Dover and his colleagues at the ASU help center keep tabs on student complaints for the same reason—and have set up notifications through Twitter to alert them any time a student tweets with the keywords "ASU" and "WiFi."

Dover says that these alerts are often even more telling than any sort of official ticket or WiFi tracking infrastructure.

"Monitoring what students are saying can give you a heads up even sooner than some of the [official] tools," Dover told Schaffhauser.

He also points out that while Twitter in and of itself isn't always the best way to follow up with students to discuss the WiFi issues further, responding to students' tweets with the contact information for the help desk has been an effective way to publicize the service, and in turn, garner even more information.

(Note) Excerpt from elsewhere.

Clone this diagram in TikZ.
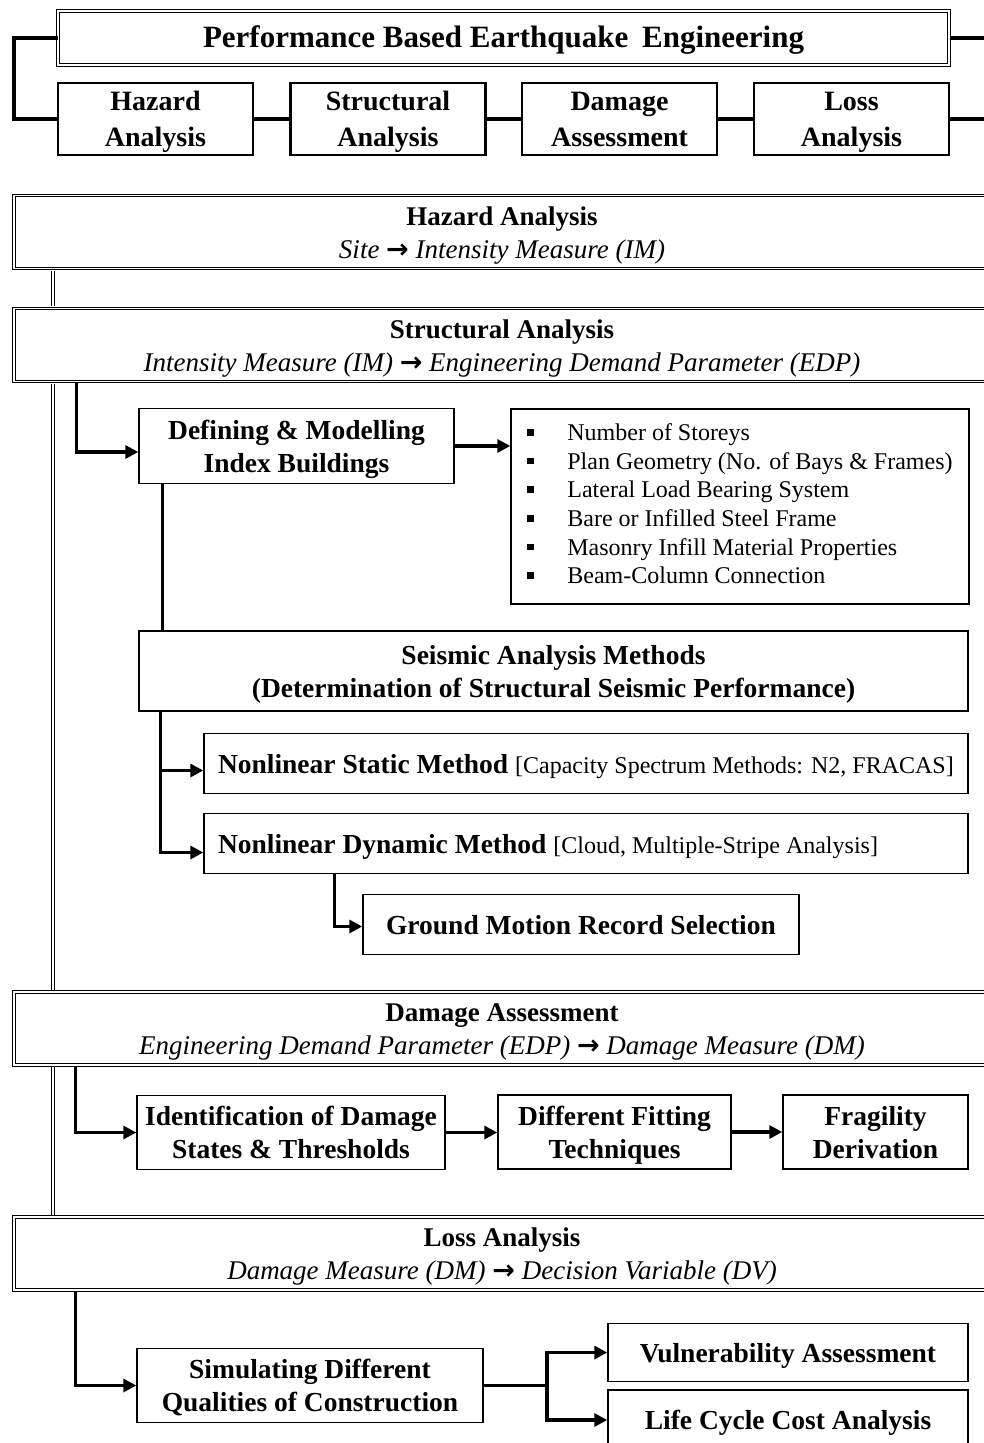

When ASU replies to students' angry tweets with the phone number for the help center, Dover says the students who complained don't always call the hotline—or follow up at all. But since the tweet becomes viewable to the public, that is, other ASU users, the number gets out there. Other students call it.

Going forward, both Dover and Testement urge IT departments to pay closer attention to students' twitter remarks, and using that information to deep dive into some of the bigger issues with the campus network.

"It's very easy for people to dismiss negative comments," Testement says—but these very comments can help schools solve the network issues keeping their students from studying for their exams (Schaffhauser, Campus Technology, 5/11).